Display Size and Aspect Ratio Selection for Industrial Use

Part of: Industrial TFT LCD Selection Guide

·Senvita Display Engineering

Display Size and Aspect Ratio Selection for Industrial Use — Senvita Engineering Hub
Display Size and Aspect Ratio Selection for Industrial Use — Senvita Engineering Hub

Display size and aspect ratio should be selected from the machine interface outward, not from the panel catalog inward. In industrial products, the screen must fit the enclosure, preserve the existing workflow, and leave enough room for buttons, alarms, and service information without forcing a software redesign.

Definition and selection boundary

Size refers to the active diagonal or active area, while aspect ratio defines the relationship between width and height. Together they affect pixel density, readability, content scaling, and how much vertical space remains for status lines and control widgets.

  • Short-width enclosures often benefit from 4:3 or 5:4 legacy-friendly formats.
  • Modern graphics-heavy HMIs may use 16:9, but only if the UI was designed for it.
  • Rugged machines with fixed cutouts may need nonstandard dimensions to avoid mechanical redesign.
  • Do not choose a larger screen if the software cannot preserve text size and touch target spacing.
Problem: A replacement screen has the right diagonal but the UI looks stretched.
Cause: The original design assumed a different aspect ratio and the graphics layer is scaling without layout control.
Solution: Rebuild the UI grid for the new ratio, or select a panel whose proportions match the software baseline.
Problem: The new screen fits mechanically but the text is too small to use safely.
Cause: The pixel density and physical viewing distance were not checked together.
Solution: Set minimum font and icon sizes from human factors first, then derive the screen size and resolution.
Problem: A nonstandard format increases BOM and delays the program.
Cause: Custom glass, custom firmware scaling, and unusual mechanical tooling all appear at once.
Solution: Compare the total integration cost against a standard format before committing to a custom aspect ratio.

Size and aspect ratio also interact with the rest of the display stack. The Display Subsystem Architecture for HMI explains how resolution maps into the controller, while Wide-Temperature Industrial Display Design and High-Brightness TFT LCD Engineering show how readability changes with operating conditions.

Validation

Validate size and aspect ratio with paper overlays, CAD overlays, and a real UI prototype. Mechanical fit alone is not enough; the test must also check whether the operator can reach controls and read status text without excessive eye movement.
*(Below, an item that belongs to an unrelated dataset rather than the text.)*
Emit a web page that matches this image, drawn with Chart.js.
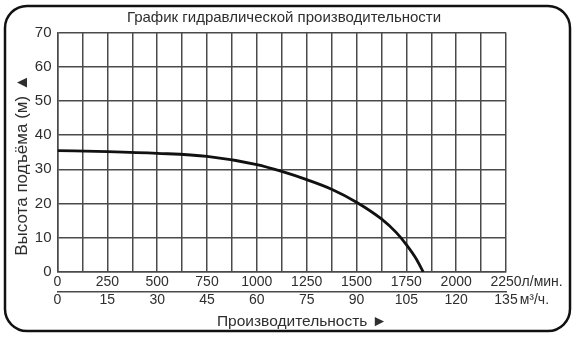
<!DOCTYPE html>
<html>
<head>
<meta charset="utf-8">
<script src="https://cdn.jsdelivr.net/npm/chart.js@4"></script>
<style>
  html, body { margin: 0; padding: 0; background: #fff; }
  #wrap { width: 583px; height: 340px; }
</style>
</head>
<body>
<div id="wrap"><canvas id="pumpChart"></canvas></div>
<script>
// performance curve: flow in l/min, head in m
const flowPoints = [0, 250, 500, 750, 1000, 1125, 1250, 1375, 1500, 1625, 1700, 1750, 1800, 1835];
const headPoints = [35.5, 35.2, 34.7, 33.8, 31.4, 29.4, 27.0, 24.2, 20.4, 15.5, 11.5, 8.0, 3.8, 0];

const lpmLabels = [0, 250, 500, 750, 1000, 1250, 1500, 1750, 2000, 2250];
const m3hLabels = [0, 15, 30, 45, 60, 75, 90, 105, 120, 135];
const headLabels = [0, 10, 20, 30, 40, 50, 60, 70];

const chartTitle = "График гидравлической производительности";
const yTitle = "Высота подъёма (м) ▲";
const xTitle = "Производительность ►";

const gridColor = "#4a4a4a";
const textColor = "#2e2e2e";
const fontFamily = '"Liberation Sans", Arial, sans-serif';

Chart.defaults.font.family = fontFamily;
Chart.defaults.color = textColor;

const framePlugin = {
  id: "frame",
  beforeDraw(chart) {
    const ctx = chart.ctx;
    ctx.save();
    ctx.fillStyle = "#fff";
    ctx.fillRect(0, 0, chart.width, chart.height);
    ctx.beginPath();
    ctx.roundRect(5, 6, 565, 325, 22);
    ctx.lineWidth = 2.5;
    ctx.strokeStyle = "#111";
    ctx.stroke();
    ctx.restore();
  },
  afterDraw(chart) {
    const ctx = chart.ctx;
    const xs = chart.scales.x;
    const xs2 = chart.scales.x2;
    ctx.save();
    ctx.fillStyle = textColor;
    ctx.textBaseline = "middle";

    // units after the last tick of each row
    ctx.font = "14px " + fontFamily;
    ctx.textAlign = "left";
    const px = xs.getPixelForValue(lpmLabels[lpmLabels.length - 1]);
    const w1 = ctx.measureText(String(lpmLabels[lpmLabels.length - 1])).width;
    ctx.fillText("л/мин.", px + w1 / 2, xs.top + 2 + 8.4);
    const w2 = ctx.measureText(String(m3hLabels[m3hLabels.length - 1])).width;
    ctx.fillText("м³/ч.", px + w2 / 2 + 2, xs2.top + 8.4);

    // titles sit a little off the plot centre in the original
    ctx.textAlign = "center";
    ctx.font = "15px " + fontFamily;
    ctx.fillText(chartTitle, 284, 18);
    ctx.font = "15.5px " + fontFamily;
    ctx.fillText(xTitle, 302, 322);

    ctx.translate(22, 165);
    ctx.rotate(-Math.PI / 2);
    ctx.font = "17px " + fontFamily;
    ctx.fillText(yTitle, 0, 0);
    ctx.restore();
  }
};

new Chart(document.getElementById("pumpChart"), {
  type: "line",
  data: {
    datasets: [{
      data: flowPoints.map((x, i) => ({ x: x, y: headPoints[i] })),
      borderColor: "#111",
      borderWidth: 2.8,
      pointRadius: 0,
      cubicInterpolationMode: "monotone",
      fill: false,
      xAxisID: "x",
      yAxisID: "y",
    }],
  },
  options: {
    responsive: true,
    maintainAspectRatio: false,
    animation: false,
    layout: { padding: { left: 4, right: 77, top: 32.5, bottom: 0 } },
    plugins: {
      legend: { display: false },
      tooltip: { enabled: false },
      title: { display: false },
    },
    scales: {
      x: {
        type: "linear",
        position: "bottom",
        min: 0,
        max: 2250,
        weight: 0,
        ticks: {
          stepSize: 125,
          autoSkip: false,
          maxRotation: 0,
          padding: 2,
          font: { size: 14 },
          callback: (v) => (lpmLabels.includes(v) ? String(v) : ""),
        },
        grid: { color: gridColor, lineWidth: 1.5, drawTicks: false },
        border: { color: gridColor, width: 1.5 },
        afterFit: (s) => { s.height = 19.5; },
      },
      x2: {
        type: "linear",
        position: "bottom",
        min: 0,
        max: 2250,
        weight: 1,
        ticks: {
          stepSize: 250,
          autoSkip: false,
          maxRotation: 0,
          padding: 0,
          font: { size: 14 },
          callback: (v) => {
            const i = lpmLabels.indexOf(v);
            return i >= 0 ? String(m3hLabels[i]) : "";
          },
        },
        grid: { display: false, drawTicks: false },
        border: { display: true, color: gridColor, width: 1.5 },
        afterFit: (s) => { s.height = 48.5; },
      },
      y: {
        min: 0,
        max: 70,
        ticks: {
          stepSize: 5,
          padding: 6,
          font: { size: 15 },
          callback: (v) => (headLabels.includes(v) ? String(v) : ""),
        },
        grid: { color: gridColor, lineWidth: 1.5, drawTicks: false },
        border: { color: gridColor, width: 1.5 },
        afterFit: (s) => { s.width = 53.5; },
      },
    },
  },
  plugins: [framePlugin],
});
</script>
</body>
</html>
  • Overlay the active area on the enclosure opening and confirm bezel margins.
  • Check that key controls remain inside the comfortable touch zone.
  • Review font sizes at the expected viewing distance.
  • Test any automatic scaling path using the final resolution and color depth.

Once the format is fixed, map it back to the broader selection flow in the Industrial TFT LCD Selection Guide so the mechanical and software choices stay aligned.